Nengo bad performance on parallel executions

Hi !

I developed a custom spiking neural architecture with Nengo and I need to perform parallel (independent) executions of that architecture on a computing cluster (for parameters optimization).

I was surprised to see that when I ran more than 4 parallel simulations, there was absolutely no gain, i.e. adding a new simulation increased proportionately the execution time of the other simulations.
I thought the problem could be due to my machine, so I ran the architecture on different machines. But the problem remained. This was also true on a computing cluster, where only up to 4 simulations could be executed concurrently on each machine, without degrading the simulation speed.

Thus it seems that there is a threshold (4 simulations) that I cannot cross, regardless of the available computing resources. This is very problematic as I can use only a tiny fraction of the avalaible cpu cores.

Do you know how I can solve that problem ? Thank you !

Attached is my test code : (1.8 KB) (1.6 KB) (2.7 KB) (1.1 KB)

Hi @Adri,

Nengo (the vanilla Nengo) runs using Numpy to perform all of the neural computations of the network, and if you are running the Nengo simulations independently (i.e., spawning a separate Python process for each simulation), they shouldn’t affect each other too much. The specifics of how much they affect each other depend on the CPU architecture you are using, and the CPU scheduler the OS has implemented.

Testing your code on my machine (AMD Ryzen 9 5950X - 16 core, 32 hyperthread) on my Windows OS, I get the following results:

  • 1 simulation: 2:35
  • 2 simulations: minimum - 2:36, maximum - 2:38, average 2:37
  • 4 simulations: minimum - 2:40, maximum - 2:42, average 2:41
  • 6 simulations: minimum - 2:40, maximum - 2:46, average 2:43.5

Looking at the results above, there is a increase in the time it takes to complete the simulation, but it is not large increase. Also, the increase in simulation time is roughly linear with the number of simulations being run. Looking at the processor usage (in the Windows task manager), I can see the CPU cores constantly being switched in and out of running the process, so I surmise that the additional parallel simulations is adding extra overhead as more processes are being swapped around the cores.
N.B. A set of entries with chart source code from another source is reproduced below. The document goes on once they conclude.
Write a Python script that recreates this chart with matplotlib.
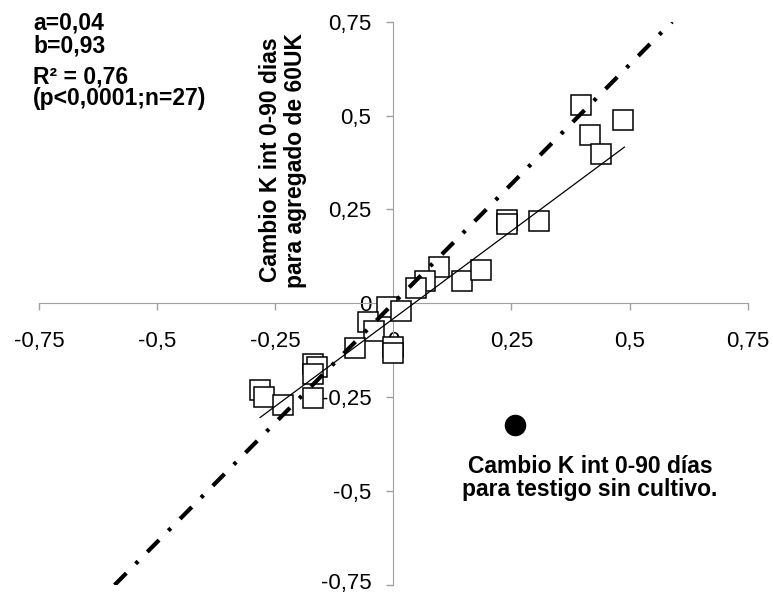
import matplotlib
matplotlib.use('Agg')
import matplotlib.pyplot as plt
import matplotlib.transforms as mtransforms

# squares: change in K (0-90 d), x = control without crop, y = 60UK added
k_testigo = [0.398, 0.487, 0.417, 0.439, 0.240, 0.240, 0.309, 0.097, 0.068, 0.048,
             0.146, 0.186, -0.014, 0.017, -0.053, -0.042, -0.001, -0.001, -0.082,
             -0.282, -0.274, -0.233, -0.171, -0.161, -0.171, -0.171]
k_60uk = [0.529, 0.489, 0.449, 0.398, 0.222, 0.210, 0.218, 0.098, 0.059, 0.041,
          0.059, 0.088, -0.010, -0.020, -0.050, -0.073, -0.115, -0.131, -0.120,
          -0.231, -0.250, -0.271, -0.161, -0.170, -0.189, -0.253]

# fitted line and dash-dot reference line (end points)
fit_x = [-0.282, 0.489]
fit_y = [-0.304, 0.416]
ref_x = [-0.59, 0.59]
ref_y = [-0.75, 0.75]

# single black circle
circle_x = [0.258]
circle_y = [-0.323]

ticks = [-0.75, -0.5, -0.25, 0, 0.25, 0.5, 0.75]
tick_labels = ['-0,75', '-0,5', '-0,25', '0', '0,25', '0,5', '0,75']

stats_lines = ['a=0,04', 'b=0,93', 'R\u00b2 = 0,76', '(p<0,0001;n=27)']
ylabel_text = 'Cambio K int 0-90 dias\npara agregado de 60UK'
xlabel_text = 'Cambio K int 0-90 días\npara testigo sin cultivo.'

plt.rcParams['font.family'] = ['Liberation Sans', 'DejaVu Sans']
plt.rcParams['lines.scale_dashes'] = False

W, H = 773, 596
fig = plt.figure(figsize=(W / 100, H / 100), dpi=100)
ax = fig.add_axes([39 / W, 1 - 585 / H, 708.7 / W, 563.3 / H])
ax.set_xlim(-0.75, 0.75)
ax.set_ylim(-0.75, 0.75)

grey = '#a0a0a0'
for s in ['top', 'right']:
    ax.spines[s].set_visible(False)
ax.spines['left'].set_position(('data', 0))
ax.spines['bottom'].set_position(('data', 0))
ax.spines['left'].set_color(grey)
ax.spines['bottom'].set_color(grey)

ax.set_xticks(ticks)
ax.set_xticklabels(tick_labels)
ax.set_yticks(ticks)
ax.set_yticklabels(tick_labels)
ax.tick_params(axis='x', direction='out', length=5, width=1, color=grey, labelsize=16, pad=15)
ax.tick_params(axis='y', direction='out', length=5, width=1, color=grey, labelsize=16, pad=11)

# lowest y label sits on the bottom edge; lift it a little so it is not clipped
lowest = ax.get_yticklabels()[0]
lowest.set_transform(lowest.get_transform() +
                     mtransforms.ScaledTranslation(0, 3 / 72, fig.dpi_scale_trans))

ax.plot(k_testigo, k_60uk, linestyle='none', marker='s', markersize=14,
        markerfacecolor='white', markeredgecolor='black', markeredgewidth=1.1, zorder=3)
ax.plot(fit_x, fit_y, color='black', linewidth=0.9, zorder=4)
ln, = ax.plot(ref_x, ref_y, color='black', linewidth=3, zorder=4)
ln.set_dashes((12, 9.5, 2.5, 9.5))
ln.set_dash_capstyle('butt')
ax.plot(circle_x, circle_y, linestyle='none', marker='o', markersize=14.5,
        color='black', zorder=4)

ys = [23, 46, 77, 98]
for txt, yy in zip(stats_lines, ys):
    fig.text(33 / W, 1 - yy / H, txt, fontsize=16.5, fontweight='bold', ha='left', va='center')

fig.text(283 / W, 1 - 160 / H, ylabel_text, fontsize=16.5, fontweight='bold',
         rotation=90, ha='center', va='center', multialignment='center', linespacing=1.1)
fig.text(590 / W, 1 - 478 / H, xlabel_text, fontsize=16.5, fontweight='bold',
         ha='center', va='center', multialignment='center', linespacing=1.0)

fig.savefig('out.png', dpi=100)
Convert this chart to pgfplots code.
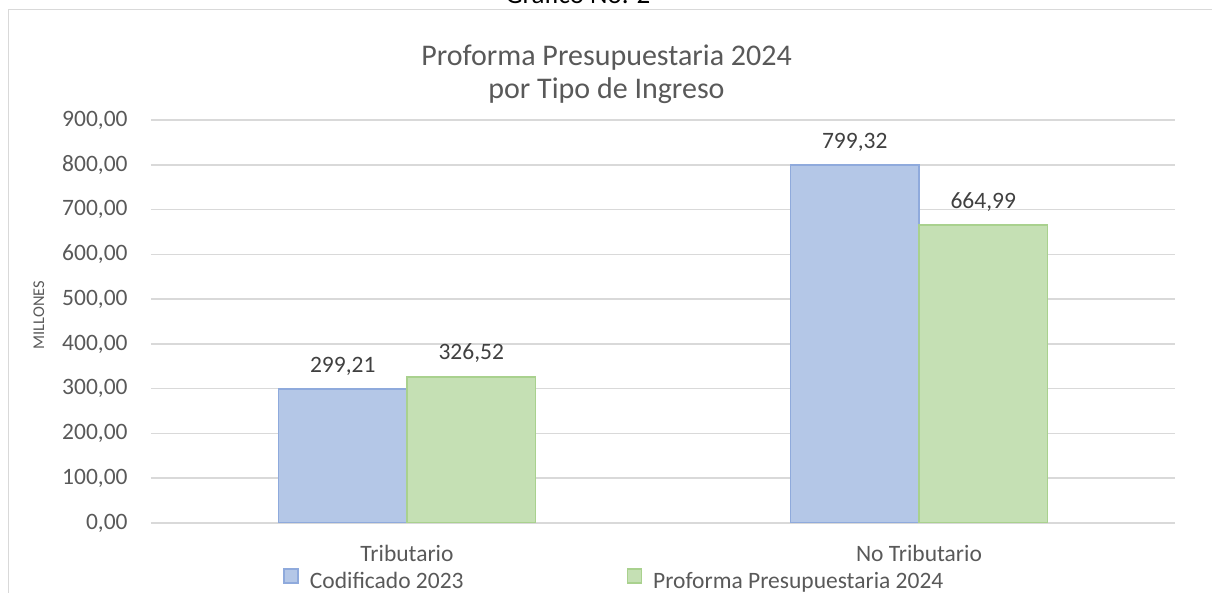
\documentclass[border=0pt]{standalone}
\usepackage{pgfplots}
\pgfplotsset{compat=1.18}
\usepackage{fontspec}
\setmainfont{Carlito}
\definecolor{barblue}{HTML}{B4C7E7}
\definecolor{edgeblue}{HTML}{8FAADC}
\definecolor{bargreen}{HTML}{C5E0B4}
\definecolor{edgegreen}{HTML}{A9D18E}
\definecolor{gridgray}{HTML}{D9D9D9}
\definecolor{txtgray}{HTML}{595959}
\definecolor{lblgray}{HTML}{404040}
\newcommand{\lblfont}{\fontsize{11.75}{14}\selectfont}
\begin{document}
\begin{tikzpicture}
\begin{axis}[
  at={(75.5pt,35pt)}, anchor=south west,
  scale only axis, width=512pt, height=201.5pt,
  ybar=0pt, bar width=64.25pt,
  xmin=-0.5, xmax=1.5, ymin=0, ymax=900,
  xtick={0,1}, xticklabels={Tributario,No Tributario},
  ytick={0,100,...,900},
  axis line style={draw=none}, tick style={draw=none},
  major tick length=0pt,
  ymajorgrids, grid style={gridgray, line width=0.75pt},
  /pgf/number format/fixed,
  /pgf/number format/fixed zerofill,
  /pgf/number format/precision=2,
  /pgf/number format/use comma,
  /pgf/number format/1000 sep={},
  /pgf/number format/assume math mode=true,
  yticklabel style={font=\lblfont, text=txtgray, anchor=east, inner sep=0pt, xshift=-11.5pt},
  xticklabel style={font=\lblfont, text=txtgray, anchor=base, inner sep=0pt, yshift=-19.5pt},
  ylabel={MILLONES},
  every axis y label/.style={at={(axis description cs:-0.1094,0.516)}, rotate=90, anchor=center, font=\fontsize{8.2}{10}\selectfont, text=txtgray},
  nodes near coords,
  every node near coord/.append style={font=\lblfont, text=lblgray, anchor=base, inner sep=0pt, yshift=8.5pt},
  legend columns=2,
  legend image code/.code={\draw[#1, line width=0.75pt] (0pt,-1.25pt) rectangle (7pt,5.75pt);},
  legend style={at={(0.1289,-0.1372)}, anchor=west, draw=none, fill=none, inner sep=0pt,
    font=\lblfont, text=txtgray, column sep=5.5pt,
    /tikz/every even column/.append style={column sep=81.5pt},
    nodes={inner sep=0pt, text depth=0pt}},
]
\addplot[fill=barblue, draw=edgeblue, line width=0.75pt] coordinates {(0,299.21) (1,799.32)};
\addplot[fill=bargreen, draw=edgegreen, line width=0.75pt] coordinates {(0,326.52) (1,664.99)};
\legend{Codificado 2023, Proforma Presupuestaria 2024}
\end{axis}
\draw[gridgray, line width=0.75pt] (4.25pt,-1pt) -- (4.25pt,291.75pt) -- (607pt,291.75pt);
\node[anchor=base, font=\fontsize{15}{18}\selectfont, text=txtgray] at (303.25pt,263.5pt) {Proforma Presupuestaria 2024};
\node[anchor=base, font=\fontsize{15}{18}\selectfont, text=txtgray] at (303.25pt,247pt) {por Tipo de Ingreso};
\node[anchor=base, font=\fontsize{13.5}{16}\selectfont, text=black] at (289pt,294.8pt) {Gráfico No. 2};
\pgfresetboundingbox
\useasboundingbox (0,0) rectangle (606pt,296.5pt);
\end{tikzpicture}
\end{document}
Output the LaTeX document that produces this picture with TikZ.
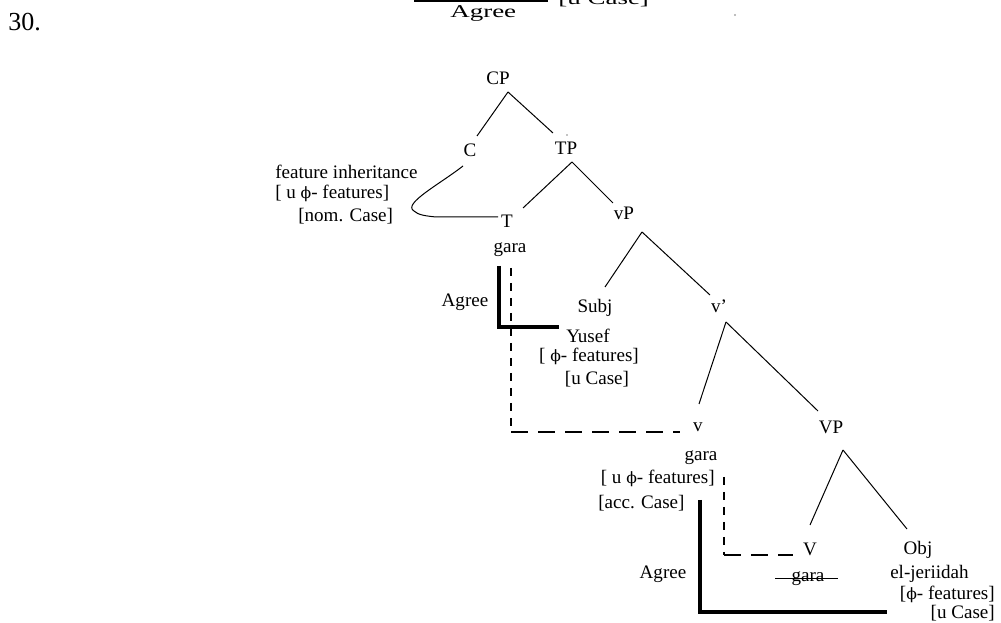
\documentclass[tikz,border=0pt]{standalone}
\usepackage{fontspec}
\setmainfont{Liberation Serif}
\newfontfamily\phifont{DejaVu Serif}[Scale=0.82]
\newcommand{\fph}{{\phifont ϕ}}
\begin{document}
\begin{tikzpicture}[x=0.75pt,y=-0.75pt,
  lbl/.style={inner sep=0pt, font=\fontsize{14.3pt}{17pt}\selectfont},
  wide/.style={inner sep=0pt, font=\fontsize{13.5pt}{16pt}\selectfont},
  branch/.style={line width=0.75pt},
  agreeline/.style={line width=2.5pt},
  chainv/.style={line width=0.8pt, dash pattern=on 6pt off 5.25pt},
  chainh/.style={line width=0.8pt, dash pattern=on 12.75pt off 7.5pt}]
\useasboundingbox (0,0) rectangle (1001,623);
\clip (0,0) rectangle (1001,623);

% example number and the tail of the preceding figure
\node[inner sep=0pt, anchor=base west, font=\fontsize{19.5pt}{22pt}\selectfont] (num) at (8,31) {30.};
\node[wide, anchor=base west] (agreeTop) at (450,18) {\scalebox{1.5}[1]{Agree}};
\node[wide, anchor=base west] (caseTop) at (558,5) {\scalebox{1.5}[1]{[u Case]}};
\coordinate (topA) at (415,-3);
\coordinate (topB) at (548,1);
\draw[line width=1pt] (topA) |- (topB);
\fill[gray!70] (735,15) circle (1.1);

% tree labels
\node[lbl, anchor=base] (CP) at (498,85) {CP};
\node[lbl, anchor=base] (C) at (470,157) {C};
\node[lbl, anchor=base] (TP) at (566,155) {TP};
\node[lbl, anchor=base west] (finh) at (275,179) {feature inheritance};
\node[lbl, anchor=base west] (cfeat) at (275,199) {[ u \fph- features]};
\node[lbl, anchor=base west] (ccase) at (298,222) {[nom. Case]};
\node[lbl, anchor=base] (T) at (507,228) {T};
\node[lbl, anchor=base] (Tgara) at (510,253) {gara};
\node[lbl, anchor=base] (vP) at (624,220) {vP};
\node[lbl, anchor=base] (agree1) at (465,307) {Agree};
\node[lbl, anchor=base] (Subj) at (595,313) {Subj};
\node[lbl, anchor=base] (vbar) at (719,313) {v'};
\node[lbl, anchor=base] (Yusef) at (588,343) {Yusef};
\node[lbl, anchor=base] (sfeat) at (589,362) {[ \fph- features]};
\node[lbl, anchor=base] (scase) at (597,385) {[u Case]};
\node[lbl, anchor=base] (v) at (698,432) {v};
\node[lbl, anchor=base] (VP) at (831,434) {VP};
\node[lbl, anchor=base] (vgara) at (701,461) {gara};
\node[lbl, anchor=base east] (vfeat) at (715,484) {[ u \fph- features]};
\node[lbl, anchor=base west] (vcase) at (598,509) {[acc. Case]};
\node[lbl, anchor=base] (V) at (810,556) {V};
\node[lbl, anchor=base] (Obj) at (918,555) {Obj};
\node[lbl, anchor=base] (agree2) at (663,579) {Agree};
\node[lbl, anchor=base] (Vgara) at (808,582) {gara};
\node[lbl, anchor=base west] (objn) at (890,579) {el-jeriidah};
\node[lbl, anchor=base east] (ofeat) at (995,600) {[\fph- features]};
\node[lbl, anchor=base east] (ocase) at (995,619) {[u Case]};

% branch points
\coordinate (CPb) at (508,92);
\coordinate (Ct) at (477,136);
\coordinate (TPt) at (553,133);
\coordinate (TPb) at (572,162);
\coordinate (Tt) at (523,208);
\coordinate (vPt) at (613,203);
\coordinate (vPb) at (642,232);
\coordinate (Subjt) at (605,287);
\coordinate (vbart) at (710,295);
\coordinate (vbarb) at (726,322);
\coordinate (vt) at (699,404);
\coordinate (VPt) at (818,411);
\coordinate (VPb) at (843,450);
\coordinate (Vt) at (810,525);
\coordinate (Objt) at (907,529);
\fill (567,135) circle (0.7);

\draw[branch] (CPb) -- (Ct);
\draw[branch] (CPb) -- (TPt);
\draw[branch] (TPb) -- (Tt);
\draw[branch] (TPb) -- (vPt);
\draw[branch] (vPb) -- (Subjt);
\draw[branch] (vPb) -- (vbart);
\draw[branch] (vbarb) -- (vt);
\draw[branch] (vbarb) -- (VPt);
\draw[branch] (VPb) -- (Vt);
\draw[branch] (VPb) -- (Objt);

% feature inheritance from C to T
\coordinate (inhS) at (463,166);
\coordinate (inhE) at (498,217);
\draw[branch] (inhS) .. controls (440,184) and (402,204) .. (414,211)
  .. controls (418,215) and (426,216) .. (436,217) -- (inhE);

% Agree relations
\coordinate (ag1a) at (499,266);
\coordinate (ag1c) at (499,327);
\coordinate (ag1b) at (559,327);
\draw[agreeline] (ag1a) -- (ag1c) -- (ag1b);
\coordinate (ag2a) at (700,500);
\coordinate (ag2c) at (700,612);
\coordinate (ag2b) at (887,612);
\draw[agreeline] (ag2a) -- (ag2c) -- (ag2b);

% head movement chains
\coordinate (ch1a) at (511,268);
\coordinate (ch1c) at (511,432);
\coordinate (ch1b) at (680,432);
\draw[chainv] (ch1a) -- (ch1c);
\draw[chainh] (ch1c) -- (ch1b);
\coordinate (ch2a) at (724,477);
\coordinate (ch2c) at (724,555);
\coordinate (ch2b) at (793,555);
\draw[chainv] (ch2a) -- (ch2c);
\draw[chainh] (ch2c) -- (ch2b);

% deleted copy of the verb
\draw[line width=0.7pt] ([shift={(-33,-4)}]Vgara.base) -- ++(63,0);
\end{tikzpicture}
\end{document}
However, I definitely would not classify these results as limiting the simulations to only a small fraction of the CPU cores. On my system, with my OS, running multiple parallel simulations will definitely slow all of them down, but not by a lot (about 1% slowdown per added simulation).

I also performed the same experiment on our compute cluster. We use SLURM to partition the available CPU cores, and unlike windows, the processes are locked to specific cores while they are running (the process doesn’t get swapped around to other CPU cores). Here are the results from this experiement:

  • 1 simulation: 2:24
  • 2 simulations: min: 2:24, max: 2:27, avg: 2:25.5
  • 4 simulations: min: 2:24, max: 2:26, avg: 2:25
  • 8 simulations: min: 2:26, max: 2:34, avg: 2:27.75
  • 12 simulations: min: 2:28, max: 2:37, avg: 2:31.75

Once again, while there is some increase in simulation time, running more parallel simulations still nets you more results than running the simulations sequentially, with an increase of only 8s when increasing the number of parallel simulations from 1 to 12. An increase in the simulation time is expected since the simulations are using more than just the CPU cores, but also system memory, and the CPU cache. Having more parallel processes running means a higher overhead when trying to access these shared resources, and this will inevitably cause the simulation speed of all processes to slow, but not by much.
And, as before, I wouldn’t consider this a situation where only a small fraction of the CPU cores are usable.

Note that all of these experiments have been performed using the code you provided without any modification to them. These experiments were done using the latest version of Nengo.

If you are still experiencing the issue you describe, can you post some run time data (like I did above), as well as what CPU architectures you are testing it on?